Quantification of Zika virus loads did not differ significantly between use of the armored RNA and the WHO Zika virus standard, with only 0.76 log₁₀ median deviation between results (p = 0.429 by Wilcoxon signed rank test). This observation suggests usability of the armored RNA for Zika virus quantification in tropical regions. Irrespective of the standard, viral load determinations among laboratories were comparable with 0.12–0.88 log₁₀ median deviations of viral load estimates among laboratories for individual Zika virus specimens. However, we also observed drastic deviations of up to 6 orders of magnitude (Figure 2), suggesting that caution must be taken upon comparing viral load determinations as markers for severe Zika virus disease (8,9) among different laboratories.

Figure 2.

Quantification of Zika virus–positive samples using WHO Zika virus and armored RNA testing standards, Brazil. Zika virus–positive samples contained either inactivated strain MRS_OPY_Martinique_PaRi 2015 (Asian lineage) or strain MR766 (African lineage). Horizontal lines indicate median of the calculated Zika virus; whiskers indicate interquartile ranges. Statistical analysis was performed using GraphPad Prism 5.03 (GraphPad Software, Inc., La Jolla, USA). WHO, World Health Organization.

Conclusions

Some laboratories in Brazil showed suboptimal sensitivity and specificity of Zika virus diagnostic testing. However, these laboratories performed comparably to those in Europe (6). Neither sensitivity nor specificity differed significantly between laboratories in Brazil compared with those in Europe (p = 0.767 and p = 0.324, respectively, by Fisher exact test). Similarly, the proportion of perfectly performing laboratories in this EQA (27%) was comparable with previous EQAs of flavivirus molecular diagnostics, including yellow fever virus (18%), dengue virus (24%), and West Nile virus (27%) (10–12).
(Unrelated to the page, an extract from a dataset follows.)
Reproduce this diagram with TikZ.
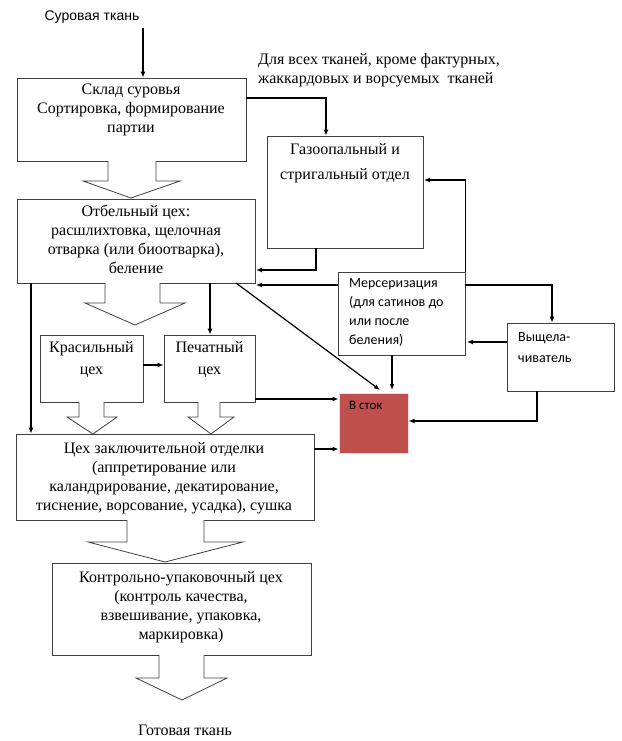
\documentclass[tikz,border=0pt]{standalone}
\usetikzlibrary{arrows.meta}
\usepackage{fontspec}
\setmainfont{Liberation Serif}
\newfontfamily\serf{Liberation Serif}
\newfontfamily\sansf{Carlito}
\newfontfamily\arialf{Liberation Sans}
\begin{document}
\begin{tikzpicture}[x=1pt,y=-1pt,
  box/.style={draw=black!75,line width=0.8pt,fill=white,inner sep=0pt},
  txt/.style={font=\serf\fontsize{16}{19}\selectfont,align=center,inner sep=0pt,anchor=north},
  stxt/.style={font=\sansf\fontsize{14}{19}\selectfont,align=left,inner sep=0pt,anchor=north west},
  arr/.style={line width=1.2pt,-{Latex[length=6pt,width=5pt]}},
  hol/.style={draw=black!75,line width=0.8pt,fill=white}]
\useasboundingbox (0,0) rectangle (621,741);
\newcommand\hollowarr[8]{\draw[hol] (#1,#3) -- (#1,#4) -- (#5,#4) -- (#7,#8) -- (#6,#4) -- (#2,#4) -- (#2,#3);}
% boxes
\node[box,minimum width=229,minimum height=83] (b1) at (131.5,119.5) {};
\node[box,minimum width=238,minimum height=84] (b2) at (136,241) {};
\node[box,minimum width=156,minimum height=112] (gas) at (345,192) {};
\node[box,minimum width=127,minimum height=83] (mer) at (401.5,313.5) {};
\node[box,minimum width=107,minimum height=68] (vy) at (560.5,357) {};
\node[box,minimum width=103,minimum height=67] (kr) at (91.5,368.5) {};
\node[box,minimum width=91,minimum height=67] (pe) at (209.5,368.5) {};
\node[box,minimum width=298,minimum height=86] (fin) at (165,477) {};
\node[box,minimum width=259,minimum height=92] (ctl) at (181.5,609) {};
\node[draw=red!15,line width=1pt,fill={rgb,255:red,192;green,80;blue,77},minimum width=69,minimum height=60,inner sep=0pt] (st) at (373.5,423) {};
% hollow arrows
\hollowarr{108}{156}{161}{181}{83}{180}{131}{198}
\hollowarr{105}{160}{283}{303}{85}{185}{135}{325}
\hollowarr{79}{104}{402}{417}{67}{117}{93}{434}
\hollowarr{198}{220}{402}{417}{188}{234}{211}{434}
\hollowarr{127}{204}{520}{542}{88}{243}{165}{562}
\hollowarr{159}{204}{655}{678}{136}{227}{182}{700}
% texts
\node[font=\arialf\fontsize{14}{16}\selectfont,inner sep=0pt] (t0) at (92,17) {Суровая ткань};
\node[txt,anchor=north west,align=left] (note) at (258,53) {Для всех тканей,\ кроме фактурных,\\жаккардовых и ворсуемых\ \ тканей};
\node[txt] (tb1) at (131,84) {Склад суровья\\Сортировка, формирование\\партии};
\node[txt] (tb2) at (136,205) {Отбельный цех:\\расшлихтовка,\ щелочная\\отварка (или биоотварка),\\беление};
\node[txt] (tgas) at (345,143) {Газоопальный и\\[6pt]стригальный отдел};
\node[stxt] (tmer) at (349,278) {Мерсеризация\\(для сатинов до\\или после\\беления)};
\node[stxt] (tvy) at (518,332) {Выщела-\\[2pt]чиватель};
\node[txt] (tkr) at (91.5,341) {Красильный\\[3pt]цех};
\node[txt] (tpe) at (209.5,341) {Печатный\\[3pt]цех};
\node[font=\sansf\fontsize{13}{16}\selectfont,inner sep=0pt,anchor=north west] (tst) at (349,401) {В сток};
\node[txt] (tfin) at (164,442) {Цех заключительной отделки\\(аппретирование или\\каландрирование, декатирование,\\тиснение, ворсование, усадка), сушка};
\node[txt] (tctl) at (181,571) {Контрольно-упаковочный цех\\(контроль качества,\\взвешивание, упаковка,\\маркировка)};
\node[txt] (tgot) at (185,725) {Готовая ткань};
% connectors
\draw[arr] (143,28) -- (b1.north -| 143,0);
\draw[arr] (b1.east |- 0,98) -| (gas.north -| 326,0);
\draw[arr] (gas.south -| 316,0) |- (256,270);
\draw[arr] (mer.west |- 0,285) -- (256,285);
\draw[arr] (mer.north east) |- (424,180);
\draw[arr] (mer.east |- 0,285) -| (vy.north -| 552,0);
\draw[arr] (vy.west |- 0,342) -- (467,342);
\draw[arr] (vy.south -| 537,0) |- (st.east |- 0,421);
\draw[arr] (mer.south -| 392,0) -- (392,390);
\draw[arr] (236,283) -- (380,390);
\draw[arr] (pe.east |- 0,399) -- (st.west |- 0,399);
\draw[arr] (fin.east |- 0,449) -- (st.west |- 0,449);
\draw[arr] (31,283) -- (fin.north -| 31,0);
\draw[arr] (210,283) -- (pe.north -| 210,0);
\draw[arr] (kr.east |- 0,365) -- (pe.west |- 0,365);
\end{tikzpicture}
\end{document}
Flavivirus molecular diagnostics are thus generally challenging and benefit greatly from controls, such as those provided in this EQA. This study underscores the need to combine RT-PCR and serologic testing in Zika virus diagnostic testing, despite their inherent limitations (3).

Independently of the challenges of Zika virus molecular detection, because of taxation and distributor margins, RT-PCR reagents in Latin America are usually 100%–200% more expensive than in affluent countries (13). Limited resources and relatively higher costs potentially force laboratories in Brazil to seek inferior, more affordable solutions. Enhanced access of laboratories in tropical regions to state-of-the-art reagents is thus an unresolved key component of outbreak response. Further EQAs in Brazil should involve state laboratories that carry a large proportion of Zika virus testing within the public health care system. Unfortunately, the state laboratories we contacted for this EQA could not participate because of limited resources.
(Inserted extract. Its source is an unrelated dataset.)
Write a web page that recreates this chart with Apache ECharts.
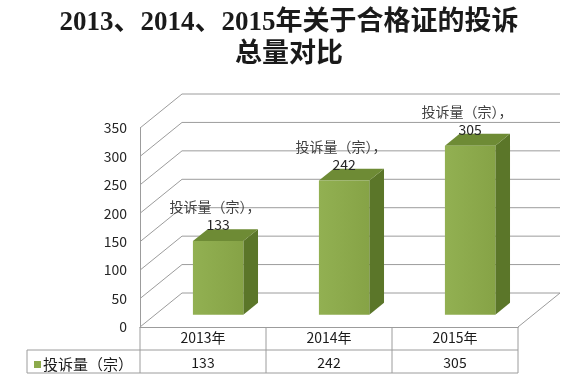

Finally, lack of sensitivity directly affects estimates of the absolute risk for Zika virus–induced congenital disease upon maternal infection during pregnancy (14). False-positive results potentially have dramatic consequences for patients, as illustrated by a >90% increase in illegal abortion requests in Latin America during the 2016 Zika virus epidemic (15). Our results emphasize the need for continuous quality assessments of Zika virus diagnostic testing globally.

Biography

Mr. Fischer is a PhD student at the Institute of Virology at Charité-Universitätsmedizin, Berlin, Germany, and the German Centre for Infection Research, Germany. His main research interests are diagnostics of emerging arboviruses.